In early 2011, NPR's Kelly McEvers started to see things in slow motion. She cried unpredictably. She was a correspondent in the turbulent Middle East, in the time of the Arab uprisings. Colleagues and friends were being kidnapped. Some were getting killed.
But still, she went toward the story. The next year, 2012, was the deadliest year on record for journalists. It was a huge hit to the "tribe" of war correspondents of which Kelly is a part. These are people who choose to go into conflict, to put themselves at risk. But they also enjoy the role, the adrenaline, the life. Some of them, like Kelly, have children.
As she reported in dangerous places like Bahrain, Yemen, and Syria, she braved gunfire, explosions, and tear gas, recording diaries the whole time. She also turned her reporting skills on her own life, seeking advice from doctors, scientists, and colleagues. Her goal was to answer one question: Why do otherwise intelligent people risk their lives when they don't have to?
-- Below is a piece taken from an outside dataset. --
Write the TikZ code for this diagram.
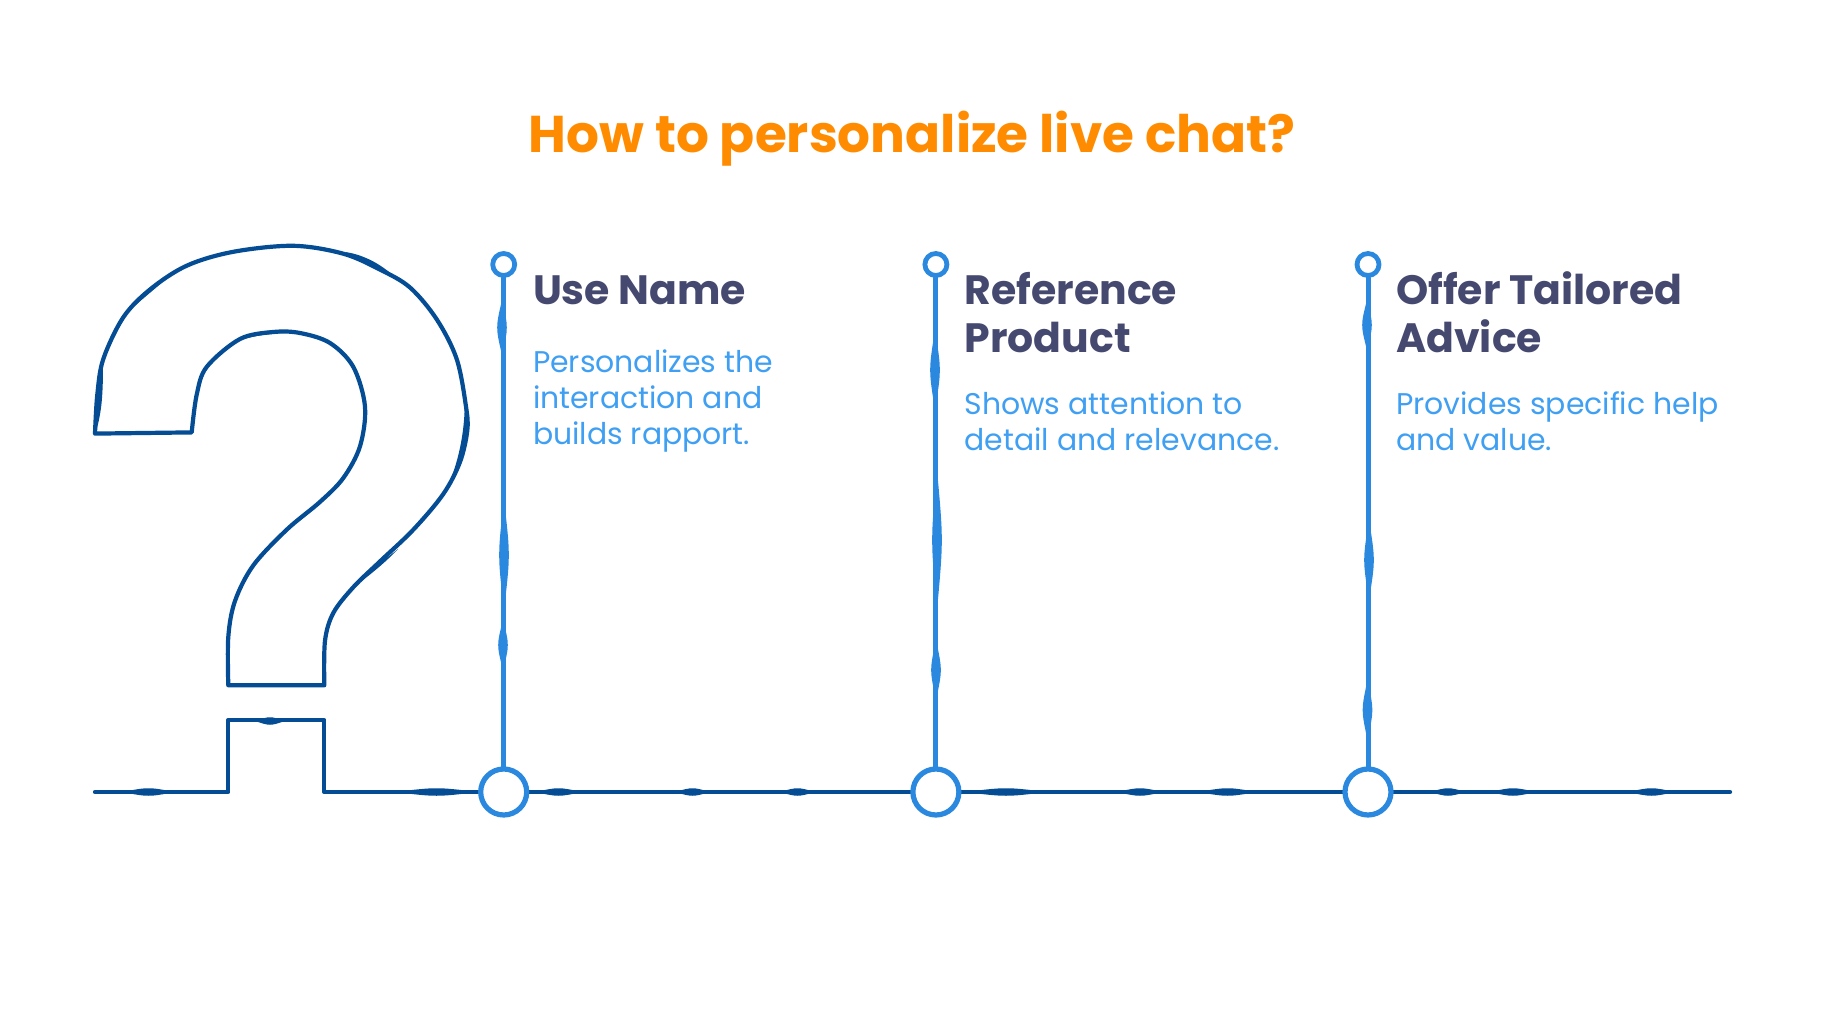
\documentclass[tikz,border=0pt]{standalone}
\usepackage{fontspec}
\setmainfont{Poppins}
\definecolor{dkblue}{HTML}{044C94}
\definecolor{ltblue}{HTML}{2A88DE}
\definecolor{txblue}{HTML}{3F9FF2}
\definecolor{headc}{HTML}{45496F}
\definecolor{titlec}{HTML}{FF8C00}
\tikzset{
  qline/.style={draw=dkblue,line width=4.2pt,line join=round,line cap=round},
  stemline/.style={draw=ltblue,line width=5pt,line cap=round},
  bigdot/.style={circle,draw=ltblue,line width=5.2pt,fill=white,minimum size=46pt,inner sep=0pt},
  smalldot/.style={circle,draw=ltblue,line width=4.8pt,fill=white,minimum size=22pt,inner sep=0pt},
  titletext/.style={text=titlec,anchor=base,font=\fontsize{51.7}{52}\selectfont\bfseries,inner sep=0pt},
  headtext/.style={text=headc,anchor=base west,font=\fontsize{41}{48}\selectfont\bfseries,inner sep=0pt,align=left},
  bodytext/.style={text=txblue,anchor=base west,font=\fontsize{29.9}{36}\selectfont,inner sep=0pt,align=left},
  dkblob/.style={fill=dkblue,draw=none},
  ltblob/.style={fill=ltblue,draw=none},
}
\newcommand{\hlens}[2]{\fill[dkblob] (#1,792) .. controls ({(#1+#2)/2},787) .. (#2,792) .. controls ({(#1+#2)/2},797) .. cycle;}
\newcommand{\vlens}[3]{\fill[ltblob] (#1,#2) .. controls ({#1-6.4},{(#2+#3)/2}) .. (#1,#3) .. controls ({#1+6.4},{(#2+#3)/2}) .. cycle;}
\begin{document}
\begin{tikzpicture}[x=1pt,y=-1pt]
\useasboundingbox (0,0) rectangle (1824,1032);
\fill[white] (0,0) rectangle (1824,1032);
\node[titletext] (title) at (912,153) {How to personalize live chat?};
% question mark outline
\draw[qline] plot[smooth,tension=0.55] coordinates {(95,433.6)(97.3,394.7)(103.3,359)(123.3,317.3)(150,289.5)(186.7,265.7)(233.3,251.8)(293.3,245.8)(343.3,253.7)(380,269.6)(410,287.5)(436.7,319.3)(456.7,359)(466,406.6)(467.3,430.4)(460,462)(443.3,494)(413.3,529.7)(380,561.4)(353.3,587.2)(333.3,613)(325,640.8)(324.3,685.3)}
 -- (228.3,685.3)
 plot[smooth,tension=0.55] coordinates {(228.3,685.3)(228.3,636.9)(235,601)(253.3,565.4)(286.7,529.7)(320,501.9)(343.3,478)(360,446.3)(365,406.6)(353.3,366.9)(330,343)(300,333)(273.3,332)(240,339)(206.7,366.9)(196.7,394.7)(191.7,432.4)}
 -- (95,433.6);
% thick spots
\fill[dkblob] (96,432) .. controls (93,410) and (96,395) .. (103,362) .. controls (103,395) and (102,410) .. cycle;
\fill[dkblob] (345,252) .. controls (360,254) and (380,262) .. (398,280) .. controls (385,273) and (365,262) .. cycle;
\fill[dkblob] (465,395) .. controls (472,420) and (470,455) .. (445,493) .. controls (460,460) and (465,430) .. cycle;
\fill[dkblob] (398,549) .. controls (385,560) and (365,572) .. (348,592) .. controls (365,578) and (380,568) .. cycle;
\fill[dkblob] (238,341) .. controls (255,330) and (270,329) .. (295,332) .. controls (270,334) and (255,335) .. cycle;
\fill[dkblob] (125,315) .. controls (135,300) and (150,286) .. (175,270) .. controls (155,290) and (140,300) .. cycle;
% nodes on the timeline
\coordinate (lineL) at (95,792);
\coordinate (lineR) at (1730,792);
\draw[qline] (lineL) -- (228.3,792) -- (228.3,720) -- (324.3,720) -- (324.3,792) -- (504,792);
\draw[qline] (504,792) -- (lineR);
\hlens{122}{175}\hlens{395}{478}\hlens{535}{582}\hlens{675}{710}\hlens{780}{815}\hlens{965}{1047}\hlens{1117}{1163}\hlens{1198}{1257}\hlens{1430}{1466}\hlens{1490}{1536}\hlens{1628}{1675}
\fill[dkblob] (255,721) .. controls (270,716) .. (285,721) .. controls (270,726) .. cycle;
\foreach \n/\x in {1/503.7,2/935.9,3/1368} {
  \node[smalldot] (s\n) at (\x,264.5) {};
  \node[bigdot] (b\n) at (\x,792) {};
  \draw[stemline] (s\n) -- (b\n);
}
\vlens{502}{300}{355}\vlens{504}{500}{610}\vlens{503}{620}{670}
\vlens{935}{330}{410}\vlens{937}{470}{610}\vlens{936}{640}{700}
\vlens{1367}{300}{350}\vlens{1369}{520}{600}\vlens{1367.5}{680}{740}
\node[headtext] (h1) at (532.8,304.8) {Use Name};
\node[headtext] (h2) at (964.4,352.5) {Reference\\Product};
\node[headtext] (h3) at (1396,352.5) {Offer Tailored\\Advice};
\node[bodytext] (t1) at (532.8,444.4) {Personalizes the\\interaction and\\builds rapport.};
\node[bodytext] (t2) at (964.4,450) {Shows attention to\\detail and relevance.};
\node[bodytext] (t3) at (1396,450) {Provides specific help\\and value.};
\end{tikzpicture}
\end{document}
Twenty months later, in collaboration with independent producer Jay Allison of Transom.org, the result is a documentary radio hour called "Diary of a Bad Year: A War Correspondent's Dilemma."
The program includes interviews with British journalist Anna Blundy, whose father, the late war correspondent David Blundy, was killed by a sniper while covering the Salvadoran Civil War; BBC World Affairs correspondent, Paul Wood; Jon Lee Anderson international investigative reporter for The New Yorker; international journalist, Christiane Amanpour, for CNN/ABC; and Sebastian Junger, who with the late Tim Hetherington made the award-winning film, Restrepo, about the war in Afghanistan.
This is an intimate portrait of the sacrifices reporters and their families make to tell untold stories -- and the sometimes dangerous allure of the job.